= EXERCISE DIRECTIONS =
Only the lines from the start of the data below through the line that contains "inner sep=0pt] (title2)" are to be copied, exactly and without pictures.

= DATASET EXCERPT =
******************************

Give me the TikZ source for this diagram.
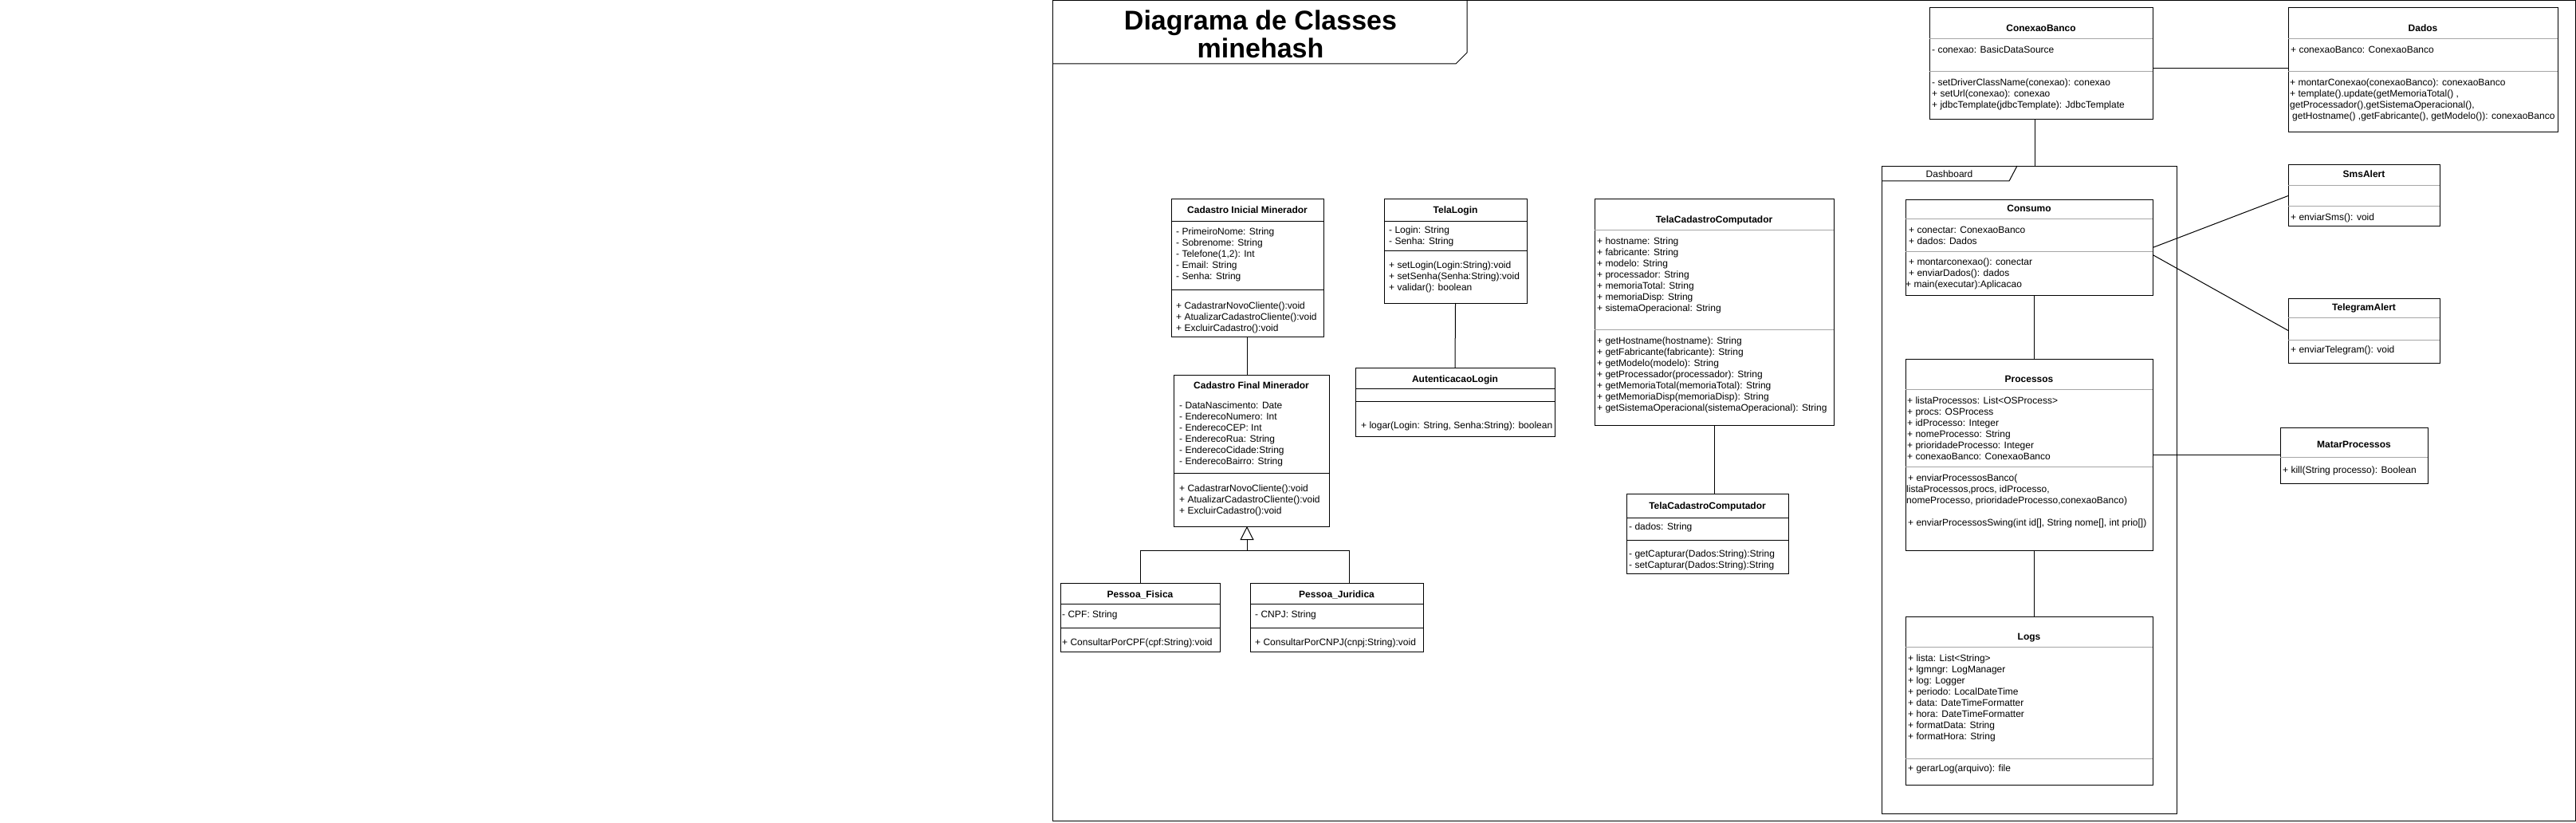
\documentclass[tikz,border=0pt]{standalone}
\usepackage{fontspec}
\setmainfont{Liberation Sans}
\usetikzlibrary{arrows.meta}
\newcommand\cls[5]{\node[clsbox, minimum width={(#4-#2)*1pt}, minimum height={(#5-#3)*1pt}, anchor=north west] (#1) at (#2,#3) {};}
\newcommand\sepl[4]{\draw[#1] (#2,#4) -- (#3,#4);}
\newcommand\ttlat[4]{\node[ttl] (#1) at (#2,#3+4.3) {#4};}
\newcommand\memat[4]{\node[mem] (#1) at (#2,#3-5.5) {\strut #4};}
\begin{document}
\begin{tikzpicture}[x=1pt,y=-1pt,
  clsbox/.style={draw, line width=1pt, inner sep=0pt, outer sep=0pt},
  sepk/.style={line width=0.9pt, draw=black},
  sepg/.style={line width=0.9pt, draw=gray!70},
  ttl/.style={font=\fontsize{12}{14}\selectfont\bfseries, inner sep=0pt, anchor=base},
  mem/.style={font=\fontsize{12}{14}\selectfont, inner sep=0pt, anchor=north west, align=left},
  conn/.style={line width=1pt},
  frame/.style={line width=1pt},
]
\useasboundingbox (0,0) rectangle (3231,1032);
\fill[white] (0,0) rectangle (3231,1032);

% outer frame and title tab
\draw[frame] (1320,1) rectangle (3230,1029);
\draw[frame] (1320,80) -- (1826,80) -- (1840,66) -- (1840,1);
\node[font=\fontsize{34}{36}\selectfont\bfseries, anchor=base, inner sep=0pt] (title1) at (1581,38) {Diagrama de Classes};
\node[font=\fontsize{34}{36}\selectfont\bfseries, anchor=base, inner sep=0pt] (title2) at (1581,73) {minehash};

% Cadastro Inicial Minerador
\cls{ci}{1469}{250}{1660}{422}
\sepl{sepk}{1469}{1660}{277}
\sepl{sepk}{1469}{1660}{363}
\ttlat{cit}{1564.5}{263.5}{Cadastro Inicial Minerador}
\memat{cia}{1475}{290}{- PrimeiroNome: String\\- Sobrenome: String\\- Telefone(1,2): Int\\- Email: String\\- Senha: String}
\memat{cim}{1475}{383}{+ CadastrarNovoCliente():void\\+ AtualizarCadastroCliente():void\\+ ExcluirCadastro():void}

% Cadastro Final Minerador
\cls{cf}{1472}{470}{1667}{660}
\sepl{sepk}{1472}{1667}{593}
\ttlat{cft}{1569.5}{483}{Cadastro Final Minerador}
\memat{cfa}{1479}{508}{- DataNascimento: Date\\- EnderecoNumero: Int\\- EnderecoCEP: Int\\- EnderecoRua: String\\- EnderecoCidade:String\\- EnderecoBairro: String}
\memat{cfm}{1479}{612}{+ CadastrarNovoCliente():void\\+ AtualizarCadastroCliente():void\\+ ExcluirCadastro():void}

% Pessoa_Fisica
\cls{pf}{1330}{731}{1530}{817}
\sepl{sepk}{1330}{1530}{757}
\sepl{sepk}{1330}{1530}{787}
\ttlat{pft}{1430}{745}{Pessoa\_Fisica}
\memat{pfa}{1332}{770}{- CPF: String}
\memat{pfm}{1332}{805}{+ ConsultarPorCPF(cpf:String):void}

% Pessoa_Juridica
\cls{pj}{1568}{731}{1785}{817}
\sepl{sepk}{1568}{1785}{757}
\sepl{sepk}{1568}{1785}{787}
\ttlat{pjt}{1676.5}{745}{Pessoa\_Juridica}
\memat{pja}{1574}{770}{- CNPJ: String}
\memat{pjm}{1574}{805}{+ ConsultarPorCNPJ(cnpj:String):void}

% TelaLogin
\cls{tl}{1736}{250}{1915}{380}
\sepl{sepk}{1736}{1915}{277}
\sepl{sepk}{1736}{1915}{314}
\ttlat{tlt}{1825.5}{263}{TelaLogin}
\memat{tla}{1742}{288}{- Login: String\\- Senha: String}
\memat{tlm}{1742}{332}{+ setLogin(Login:String):void\\+ setSenha(Senha:String):void\\+ validar(): boolean}

% AutenticacaoLogin
\cls{al}{1700}{461}{1950}{547}
\sepl{sepk}{1700}{1950}{487}
\sepl{sepk}{1700}{1950}{503}
\ttlat{alt}{1825}{475}{AutenticacaoLogin}
\memat{alm}{1707}{533}{+ logar(Login: String, Senha:String): boolean}

% TelaCadastroComputador (big)
\cls{tcca}{2000}{250}{2300}{533}
\sepl{sepg}{2000}{2300}{288}
\sepl{sepg}{2000}{2300}{413}
\ttlat{tccat}{2150}{275}{TelaCadastroComputador}
\memat{tccaa}{2003}{302}{+ hostname: String\\+ fabricante: String\\+ modelo: String\\+ processador: String\\+ memoriaTotal: String\\+ memoriaDisp: String\\+ sistemaOperacional: String}
\memat{tccam}{2003}{427}{+ getHostname(hostname): String\\+ getFabricante(fabricante): String\\+ getModelo(modelo): String\\+ getProcessador(processador): String\\+ getMemoriaTotal(memoriaTotal): String\\+ getMemoriaDisp(memoriaDisp): String\\+ getSistemaOperacional(sistemaOperacional): String}

% TelaCadastroComputador (small)
\cls{tccb}{2040}{619}{2243}{719}
\sepl{sepk}{2040}{2243}{649}
\sepl{sepk}{2040}{2243}{677}
\ttlat{tccbt}{2141.5}{634}{TelaCadastroComputador}
\memat{tccba}{2043}{660}{- dados: String}
\memat{tccbm}{2043}{694}{- getCapturar(Dados:String):String\\- setCapturar(Dados:String):String}

% ConexaoBanco
\cls{cb}{2420}{10}{2700}{150}
\sepl{sepg}{2420}{2700}{48}
\sepl{sepg}{2420}{2700}{89}
\ttlat{cbt}{2560}{35}{ConexaoBanco}
\memat{cba}{2423}{62}{- conexao: BasicDataSource}
\memat{cbm}{2423}{103}{- setDriverClassName(conexao): conexao\\+ setUrl(conexao): conexao\\+ jdbcTemplate(jdbcTemplate): JdbcTemplate}

% Dados
\cls{da}{2870}{10}{3208}{166}
\sepl{sepg}{2870}{3208}{48}
\sepl{sepg}{2870}{3208}{89}
\ttlat{dat}{3039}{35}{Dados}
\memat{daa}{2873}{62}{+ conexaoBanco: ConexaoBanco}
\memat{dam}{2872}{103}{+ montarConexao(conexaoBanco): conexaoBanco\\+ template().update(getMemoriaTotal() ,\\getProcessador(),getSistemaOperacional(),\\\hspace*{3pt}getHostname() ,getFabricante(), getModelo()): conexaoBanco}

% Dashboard frame
\node[draw, line width=1pt, inner sep=0pt, minimum width=370pt, minimum height=812pt, anchor=north west] (dash) at (2360,208) {};
\draw[frame] (2360,227) -- (2520,227) -- (2530,208);
\node[font=\fontsize{12}{14}\selectfont, inner sep=0pt, anchor=base] (dasht) at (2445,222.3) {Dashboard};

% Consumo
\cls{co}{2390}{251}{2700}{370}
\sepl{sepg}{2390}{2700}{274}
\sepl{sepg}{2390}{2700}{315}
\ttlat{cot}{2545}{261}{Consumo}
\memat{coa}{2394}{288}{+ conectar: ConexaoBanco\\+ dados: Dados}
\memat{com}{2394}{328}{+ montarconexao(): conectar\\+ enviarDados(): dados\\\hspace*{-4pt}+ main(executar):Aplicacao}

% Processos
\cls{pr}{2390}{450}{2700}{690}
\sepl{sepg}{2390}{2700}{488}
\sepl{sepg}{2390}{2700}{585}
\ttlat{prt}{2545}{475}{Processos}
\memat{pra}{2392}{502}{+ listaProcessos: List<OSProcess>\\+ procs: OSProcess\\+ idProcesso: Integer\\+ nomeProcesso: String\\+ prioridadeProcesso: Integer\\+ conexaoBanco: ConexaoBanco}
\memat{prm}{2391}{599}{\hspace*{2pt}+ enviarProcessosBanco(\\listaProcessos,procs, idProcesso,\\nomeProcesso, prioridadeProcesso,conexaoBanco)\\[14pt]\hspace*{2pt}+ enviarProcessosSwing(int id[], String nome[], int prio[])}

% Logs
\cls{lo}{2390}{773}{2700}{984}
\sepl{sepg}{2390}{2700}{811}
\sepl{sepg}{2390}{2700}{951}
\ttlat{lot}{2545}{798}{Logs}
\memat{loa}{2393}{825}{+ lista: List<String>\\+ lgmngr: LogManager\\+ log: Logger\\+ periodo: LocalDateTime\\+ data: DateTimeFormatter\\+ hora: DateTimeFormatter\\+ formatData: String\\+ formatHora: String}
\memat{lom}{2393}{963}{+ gerarLog(arquivo): file}

% SmsAlert
\cls{sms}{2870}{207}{3060}{284}
\sepl{sepg}{2870}{3060}{232}
\sepl{sepg}{2870}{3060}{258}
\ttlat{smst}{2965}{218}{SmsAlert}
\memat{smsm}{2873}{272}{+ enviarSms(): void}

% TelegramAlert
\cls{tg}{2870}{374}{3060}{455}
\sepl{sepg}{2870}{3060}{398}
\sepl{sepg}{2870}{3060}{426}
\ttlat{tgt}{2965}{385}{TelegramAlert}
\memat{tgm}{2873}{438}{+ enviarTelegram(): void}

% MatarProcessos
\cls{mp}{2860}{536}{3045}{606}
\sepl{sepg}{2860}{3045}{573}
\ttlat{mpt}{2952.5}{557}{MatarProcessos}
\memat{mpm}{2863}{589}{+ kill(String processo): Boolean}

% connectors
\draw[conn] (ci.south) -- (ci.south |- cf.north);
\coordinate (gen) at (1564,690);
\coordinate (pjin) at (1692,731);
\draw[conn] (pf.north) |- (pjin |- gen) -- (pjin);
\draw[conn, -{Triangle[open, length=17pt, width=17pt, line width=1pt]}] (gen) -- (gen |- cf.south);
\draw[conn] (tl.south) -- (al.north);
\draw[conn] (tcca.south) -- (tcca.south |- tccb.north);
\draw[conn] ([yshift=-6pt]cb.east) -- ([yshift=-6pt]cb.east -| da.west);
\draw[conn] ([xshift=-8pt]cb.south) -- ([xshift=-8pt]cb.south |- dash.north);
\draw[conn] (co.east) -- (sms.west);
\draw[conn] ([yshift=-9pt]co.east) -- (tg.west);
\draw[conn] ([xshift=6pt]co.south) -- ([xshift=6pt]co.south |- pr.north);
\draw[conn] ([xshift=6pt]pr.south) -- ([xshift=6pt]pr.south |- lo.north);
\draw[conn] (pr.east) -- (pr.east -| mp.west);
\end{tikzpicture}
\end{document}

******************************

= ANSWER =
Give me the TikZ source for this diagram.
\documentclass[tikz,border=0pt]{standalone}
\usepackage{fontspec}
\setmainfont{Liberation Sans}
\usetikzlibrary{arrows.meta}
\newcommand\cls[5]{\node[clsbox, minimum width={(#4-#2)*1pt}, minimum height={(#5-#3)*1pt}, anchor=north west] (#1) at (#2,#3) {};}
\newcommand\sepl[4]{\draw[#1] (#2,#4) -- (#3,#4);}
\newcommand\ttlat[4]{\node[ttl] (#1) at (#2,#3+4.3) {#4};}
\newcommand\memat[4]{\node[mem] (#1) at (#2,#3-5.5) {\strut #4};}
\begin{document}
\begin{tikzpicture}[x=1pt,y=-1pt,
  clsbox/.style={draw, line width=1pt, inner sep=0pt, outer sep=0pt},
  sepk/.style={line width=0.9pt, draw=black},
  sepg/.style={line width=0.9pt, draw=gray!70},
  ttl/.style={font=\fontsize{12}{14}\selectfont\bfseries, inner sep=0pt, anchor=base},
  mem/.style={font=\fontsize{12}{14}\selectfont, inner sep=0pt, anchor=north west, align=left},
  conn/.style={line width=1pt},
  frame/.style={line width=1pt},
]
\useasboundingbox (0,0) rectangle (3231,1032);
\fill[white] (0,0) rectangle (3231,1032);

% outer frame and title tab
\draw[frame] (1320,1) rectangle (3230,1029);
\draw[frame] (1320,80) -- (1826,80) -- (1840,66) -- (1840,1);
\node[font=\fontsize{34}{36}\selectfont\bfseries, anchor=base, inner sep=0pt] (title1) at (1581,38) {Diagrama de Classes};
\node[font=\fontsize{34}{36}\selectfont\bfseries, anchor=base, inner sep=0pt] (title2) at (1581,73) {minehash};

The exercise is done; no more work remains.